# Evil or insane?



## Johnny Thunder (Feb 24, 2006)

*Evil or insane? Women who kill, steal fetuses *
Horrific attacks on pregnant women are gruesome attempt at motherhood
The Associated Press

Updated: 7:28 p.m. ET Sept 25, 2006

It's a crime so monstrous as to surpass comprehension. Yet its passion takes root in some of the most tender ground of human experience: pregnancy and motherhood.

What drives a handful of women to slice open the bellies of others to steal their newborns?

Researchers have uncovered hints. "You can describe it as sort of the maternal instinct run amok," says psychiatrist Dr. Phillip Resnick, who had written about this kind of crime.

In East St. Louis, Ill., an innocent plea was entered Monday for Tiffany Hall, a 24-year-old woman charged with killing a woman and her fetus; investigators believe she cut the mother open with a pair of scissors. Authorities say Hall also told police she drowned the woman's three other children.

Such crimes are exceedingly rare in a country with more than 4 million births a year. Previously, only eight similar cases have been documented since 1987 by the National Center for Missing and Exploited Children. Yet they are frequent enough to have acquired a clinical-sounding name: newborn kidnapping by Caesarean section.

Infant stealing more common
It is a variety of the more common crime of simply snatching an infant, experts say. Attackers are women of childbearing age who typically have lost a baby or can't have one, mental health professionals say. They feel empty and fiercely long for a child - or another child - to cement a shaky love relationship.

"They look at these pregnant woman and say, 'Look at all the attention they're getting. They're complete,"' says N.G. Berrill, a New York-based legal psychologist. The attackers often fake their own pregnancy, take part in baby showers, and prepare nurseries at home.

However, at some moment they cross a boundary and descend almost to Shakespearean depths of tragedy. "The meaning of being barren for some women is just extraordinary," says Resnick.

Elaborate cons
Fashioning elaborate cons, they may trick a stranger into letting down her guard, or they may set upon a close friend without warning. The raw violence may vent a gusher of rage or jealousy directed at the pregnant victim.

In 2004, a Kansas woman allegedly drove to Missouri, strangled a pregnant woman with a rope, then cut out her baby with a kitchen knife. She awaits trial.

In 1987, in New Mexico, a married woman kidnapped a pregnant woman leaving a prenatal clinic, forced her into a car with a fake gun, strangled her, and delivered the baby with a set of car keys. She was sent to prison for at least 30 years when found guilty but mentally ill.

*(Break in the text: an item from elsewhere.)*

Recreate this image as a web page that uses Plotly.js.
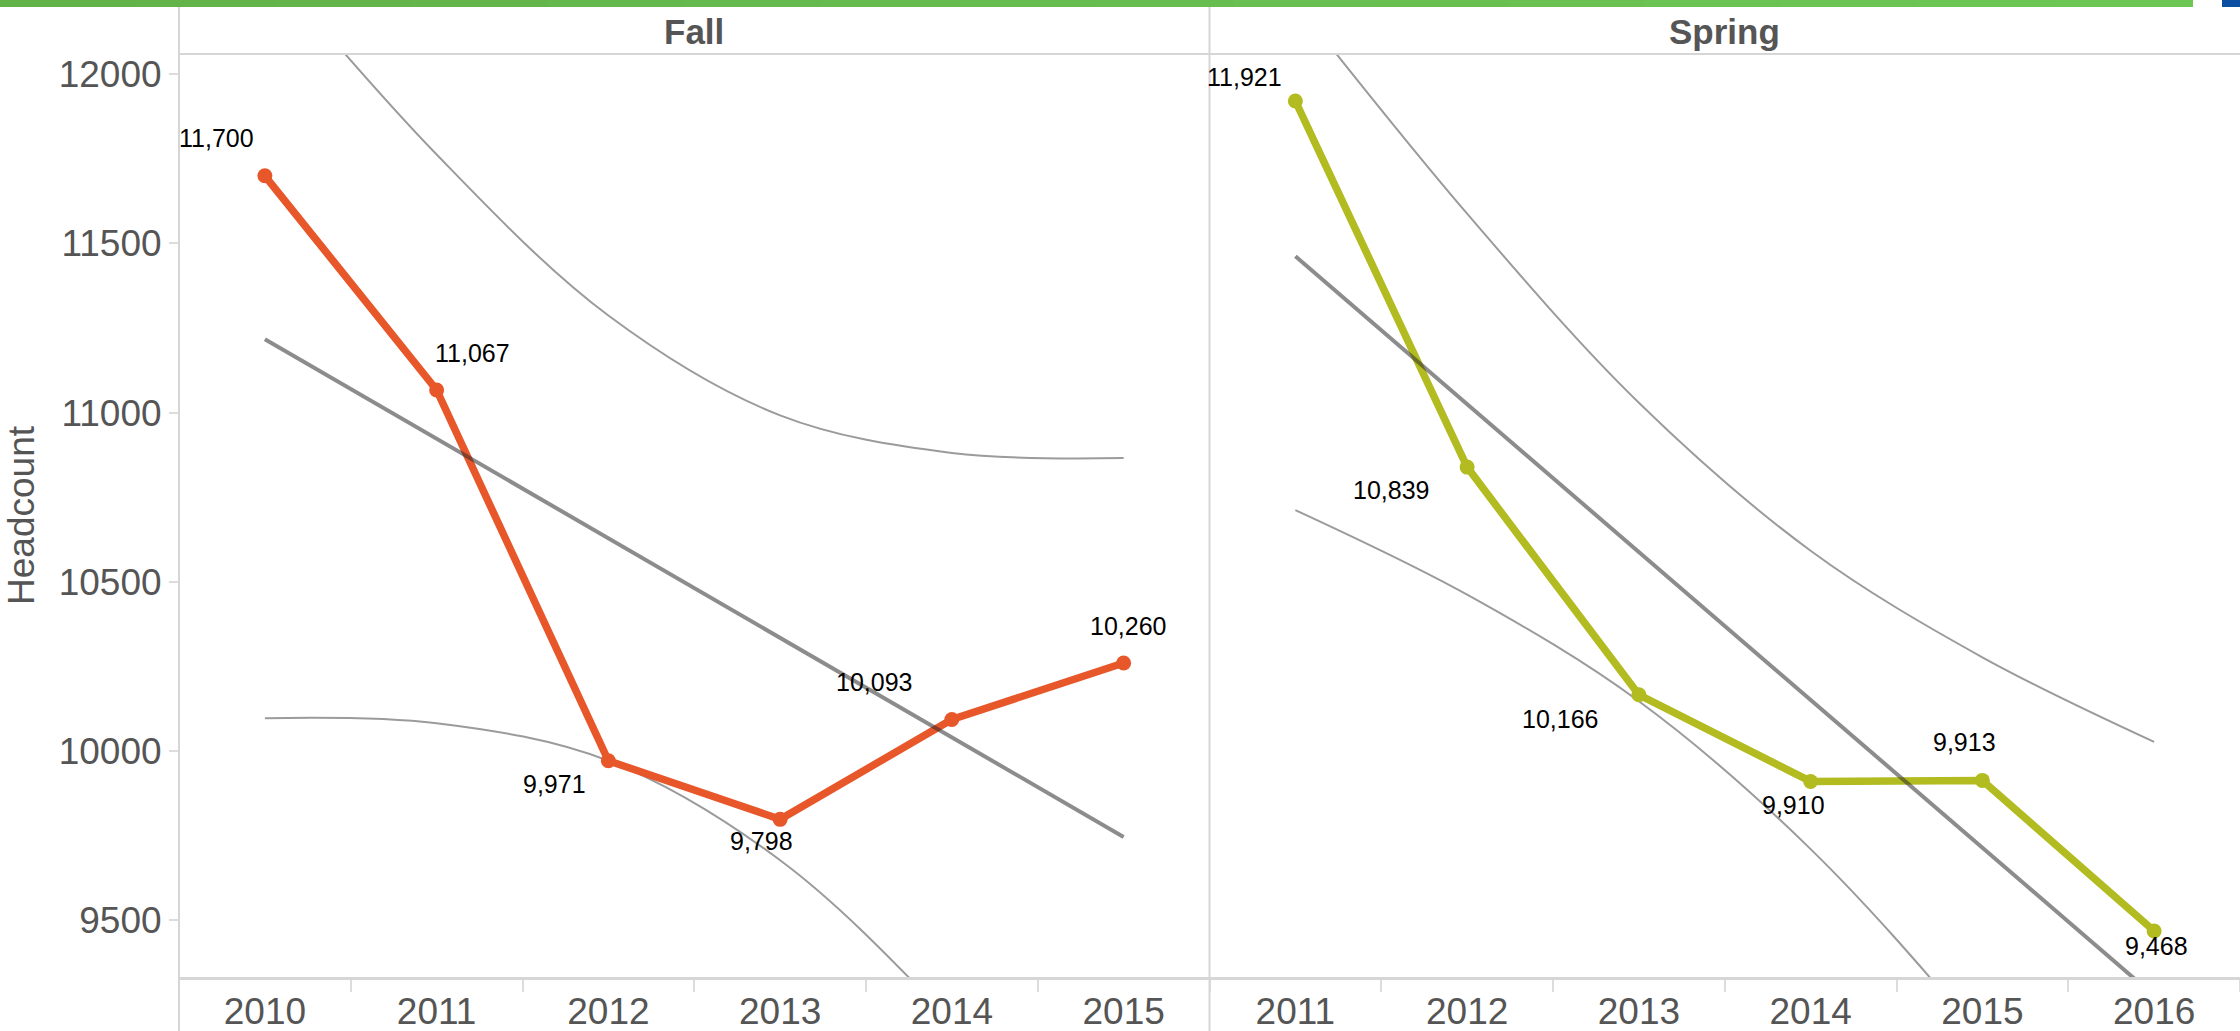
<!DOCTYPE html>
<html>
<head>
<meta charset="utf-8">
<script src="https://cdn.plot.ly/plotly-3.0.1.min.js"></script>
<style>
  html, body { margin: 0; padding: 0; background: #ffffff; }
  #chart { width: 2240px; height: 1031px; }
</style>
</head>
<body>
<div id="chart"></div>
<script>
// ---------------- DATA ----------------
const fallYears   = ['2010', '2011', '2012', '2013', '2014', '2015'];
const fallValues  = [11700, 11067, 9971, 9798, 10093, 10260];
const fallTrend   = [11217, 10923, 10629, 10334, 10040, 9746];
const fallUpper   = [12336, 11763, 11287, 10992, 10881, 10866];
const fallLower   = [10097, 10082, 9971, 9677, 9200, 8627];

const springYears  = ['2011', '2012', '2013', '2014', '2015', '2016'];
const springValues = [11921, 10839, 10166, 9910, 9913, 9468];
const springTrend  = [11462, 11025, 10588, 10151, 9714, 9277];
const springUpper  = [12213, 11588, 11029, 10592, 10277, 10027];
const springLower  = [10712, 10462, 10147, 9710, 9151, 8527];

const panelNames = ['Fall', 'Spring'];
const yTickVals  = [9500, 10000, 10500, 11000, 11500, 12000];
const yTitle     = 'Headcount';

// ---------------- STYLE ----------------
const FONT = '"Liberation Sans", Arial, Helvetica, sans-serif';
const fallColor = '#E8572A';
const springColor = '#B2BB1F';
const bandColor = '#9b9b9b';
const trendColor = 'rgba(45,45,45,0.55)';
const frameColor = '#d6d6d6';

// label offsets (pixels) for each point, style only
const fallShift   = [[-48,-38],[36,-37],[-54,23],[-19,22],[-78,-38],[4,-37]];
const springShift = [[-51,-24],[-76,23],[-79,24],[-17,24],[-18,-38],[2,15]];

function fmt(v) { return v.toLocaleString('en-US'); }

function panelTraces(years, values, trend, upper, lower, color, xa) {
  return [
    { x: years, y: upper, xaxis: xa, yaxis: 'y', type: 'scatter', mode: 'lines',
      line: { color: bandColor, width: 2, shape: 'spline', smoothing: 1 }, hoverinfo: 'skip' },
    { x: years, y: lower, xaxis: xa, yaxis: 'y', type: 'scatter', mode: 'lines',
      line: { color: bandColor, width: 2, shape: 'spline', smoothing: 1 }, hoverinfo: 'skip' },
    { x: years, y: values, xaxis: xa, yaxis: 'y', type: 'scatter', mode: 'lines+markers',
      line: { color: color, width: 7.5 }, marker: { color: color, size: 15 } },
    { x: [years[0], years[years.length - 1]], y: [trend[0], trend[trend.length - 1]],
      xaxis: xa, yaxis: 'y', type: 'scatter', mode: 'lines',
      line: { color: trendColor, width: 4 }, hoverinfo: 'skip' }
  ];
}

const data = [].concat(
  panelTraces(fallYears, fallValues, fallTrend, fallUpper, fallLower, fallColor, 'x'),
  panelTraces(springYears, springValues, springTrend, springUpper, springLower, springColor, 'x2')
);

const annotations = [];
function addLabels(years, values, shifts, xa) {
  years.forEach((yr, i) => {
    annotations.push({
      // category axes take the serial index of the category
      x: i, y: values[i], xref: xa, yref: 'y', text: fmt(values[i]),
      showarrow: false, xshift: shifts[i][0], yshift: -shifts[i][1],
      xanchor: 'center', yanchor: 'middle',
      font: { family: FONT, size: 25, color: '#000000' }
    });
  });
}
addLabels(fallYears, fallValues, fallShift, 'x');
addLabels(springYears, springValues, springShift, 'x2');

// panel headers
[0.25, 0.75].forEach((px, i) => {
  annotations.push({
    x: px, y: 1.0245, xref: 'paper', yref: 'paper', text: '<b>' + panelNames[i] + '</b>',
    showarrow: false, xanchor: 'center', yanchor: 'middle',
    font: { family: FONT, size: 35, color: '#555555' }
  });
});

// plot area: x 179..2240, y 54..977
const L = 179, T = 54, W = 2240 - 179, H = 977 - 54;
function px(X) { return (X - L) / W; }
function py(Y) { return (977 - Y) / H; }

const shapes = [];
// green top bar with slight gradient
const g0 = [98, 178, 74], g1 = [109, 199, 85];
const nSeg = 16;
for (let i = 0; i < nSeg; i++) {
  const t = i / (nSeg - 1);
  const c = g0.map((v, k) => Math.round(v + (g1[k] - v) * t));
  shapes.push({ type: 'rect', xref: 'paper', yref: 'paper',
    x0: px(2192 * i / nSeg), x1: px(2192 * (i + 1) / nSeg) + 0.0005, y0: py(7), y1: py(0),
    line: { width: 0 }, fillcolor: 'rgb(' + c.join(',') + ')', layer: 'above' });
}
shapes.push({ type: 'rect', xref: 'paper', yref: 'paper', x0: px(2222), x1: px(2240),
  y0: py(7), y1: py(0), line: { width: 0 }, fillcolor: '#0B4EA2' });
// header bottom line
shapes.push({ type: 'line', xref: 'paper', yref: 'paper', x0: 0, x1: 1, y0: 1, y1: 1,
  line: { color: frameColor, width: 2 } });
// vertical panel separators
[0, 0.5].forEach(xp => {
  shapes.push({ type: 'line', xref: 'paper', yref: 'paper', x0: xp, x1: xp, y0: py(1031), y1: py(7),
    line: { color: frameColor, width: 2 } });
});

function xAxis(domain, anchor) {
  return {
    domain: domain, anchor: anchor, type: 'category', range: [-0.5, 5.5],
    showgrid: false, zeroline: false, showline: true, linecolor: frameColor, linewidth: 3,
    ticks: 'outside', tickson: 'boundaries', ticklen: 12, tickwidth: 2, tickcolor: '#dddddd',
    tickfont: { family: FONT, size: 37, color: '#555555' }, fixedrange: true
  };
}

const layout = {
  width: 2240, height: 1031,
  margin: { l: L, r: 0, t: T, b: 1031 - 977, pad: 0 },
  paper_bgcolor: '#ffffff', plot_bgcolor: '#ffffff',
  showlegend: false,
  font: { family: FONT, color: '#555555' },
  xaxis: xAxis([0, 0.5], 'y'),
  xaxis2: xAxis([0.5, 1], 'y'),
  yaxis: {
    range: [9332, 12060], tickvals: yTickVals, ticktext: yTickVals.map(String),
    showgrid: false, zeroline: false, showline: false,
    ticks: 'outside', ticklen: 9, tickwidth: 2, tickcolor: '#dddddd',
    tickfont: { family: FONT, size: 37, color: '#555555' },
    title: { text: yTitle, font: { family: FONT, size: 37, color: '#555555' }, standoff: 12 },
    automargin: false, fixedrange: true
  },
  annotations: annotations,
  shapes: shapes
};

Plotly.newPlot('chart', data, layout, { displayModeBar: false, staticPlot: true });
</script>
</body>
</html>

The assaulted women nearly always die, sometimes bleeding to death. The attackers then claim the newborns as their own, even if only as stillborns to be buried. However, the newborns often live and eventually return to surviving family when the crime is solved. At least two attackers later killed themselves.

Delusional thinking
Experts believe that the macabre surgery is strangely meant to fulfill a fantasy of really giving birth to the child. Sometimes it takes on the trappings of full-blown psychosis - a delusion of being the birth mother.

More often, though, the crime grows out of a less profound disturbance, known as a personality disorder, experts say. While still in the realm of mental illness, such impulses may fail to meet the legal standard of insanity - a failure to grasp right and wrong. The attackers often hide the mother's body afterward, seemingly aware they have done wrong.

Cathy Nahirny, who tracks such cases for the National Center for Missing and Exploited Children, still can't fathom them after 16 years there. She favors a simpler explanation.

"Are they evil? Yeah, I guess you could call them evil: They want what they want - and they will stop at nothing," she says.


----------